Task: Every line of the material is to be quoted verbatim, minus the pictures.

::: Data section :::

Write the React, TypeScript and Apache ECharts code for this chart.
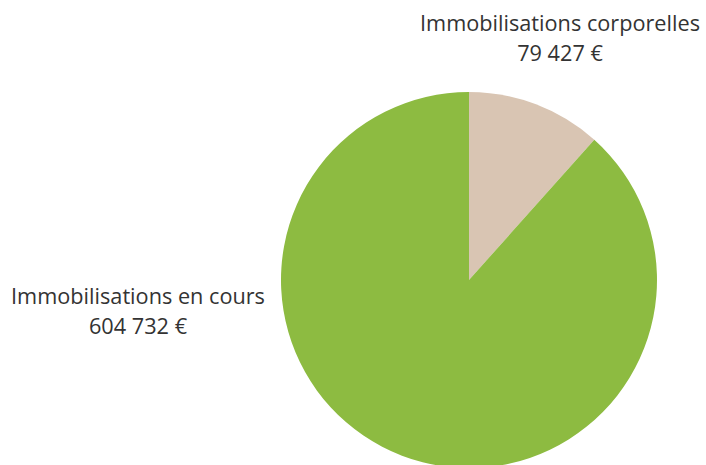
import React, { useEffect, useRef } from "react";
import * as echarts from "echarts";

const categories = ["Immobilisations corporelles", "Immobilisations en cours"];
const values = [79427, 604732];
const valueLabels = ["79 427 €", "604 732 €"];
const colors = ["#D9C5B3", "#8DBB41"];

export default function App() {
  const ref = useRef<HTMLDivElement>(null);
  useEffect(() => {
    document.body.style.margin = "0";
    const chart = echarts.init(ref.current!, null, { renderer: "svg" });
    const labelPos = [
      { x: 560, y: 37 },
      { x: 138, y: 310 },
    ];
    chart.setOption({
      animation: false,
      backgroundColor: "#ffffff",
      series: [
        {
          type: "pie",
          center: [469, 280],
          radius: 188,
          startAngle: 90,
          clockwise: true,
          data: categories.map((name, i) => ({
            name,
            value: values[i],
            itemStyle: { color: colors[i] },
          })),
          label: {
            show: true,
            position: "outside",
            formatter: (p: any) => `${p.name}\n${valueLabels[p.dataIndex]}`,
            fontFamily: "Open Sans",
            fontSize: 21.7,
            lineHeight: 30,
            color: "#333333",
            align: "center",
            overflow: "none",
            width: 400,
          },
          labelLine: { show: false },
          labelLayout: (params: any) => ({
            x: labelPos[params.dataIndex].x,
            y: labelPos[params.dataIndex].y,
            align: "center",
            verticalAlign: "middle",
          }),
          emphasis: { disabled: true },
        },
      ],
    });
    return () => chart.dispose();
  }, []);
  return <div ref={ref} style={{ width: 706, height: 465 }} />;
}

:::

Response below:
Write the React, TypeScript and Apache ECharts code for this chart.
import React, { useEffect, useRef } from "react";
import * as echarts from "echarts";

const categories = ["Immobilisations corporelles", "Immobilisations en cours"];
const values = [79427, 604732];
const valueLabels = ["79 427 €", "604 732 €"];
const colors = ["#D9C5B3", "#8DBB41"];

export default function App() {
  const ref = useRef<HTMLDivElement>(null);
  useEffect(() => {
    document.body.style.margin = "0";
    const chart = echarts.init(ref.current!, null, { renderer: "svg" });
    const labelPos = [
      { x: 560, y: 37 },
      { x: 138, y: 310 },
    ];
    chart.setOption({
      animation: false,
      backgroundColor: "#ffffff",
      series: [
        {
          type: "pie",
          center: [469, 280],
          radius: 188,
          startAngle: 90,
          clockwise: true,
          data: categories.map((name, i) => ({
            name,
            value: values[i],
            itemStyle: { color: colors[i] },
          })),
          label: {
            show: true,
            position: "outside",
            formatter: (p: any) => `${p.name}\n${valueLabels[p.dataIndex]}`,
            fontFamily: "Open Sans",
            fontSize: 21.7,
            lineHeight: 30,
            color: "#333333",
            align: "center",
            overflow: "none",
            width: 400,
          },
          labelLine: { show: false },
          labelLayout: (params: any) => ({
            x: labelPos[params.dataIndex].x,
            y: labelPos[params.dataIndex].y,
            align: "center",
            verticalAlign: "middle",
          }),
          emphasis: { disabled: true },
        },
      ],
    });
    return () => chart.dispose();
  }, []);
  return <div ref={ref} style={{ width: 706, height: 465 }} />;
}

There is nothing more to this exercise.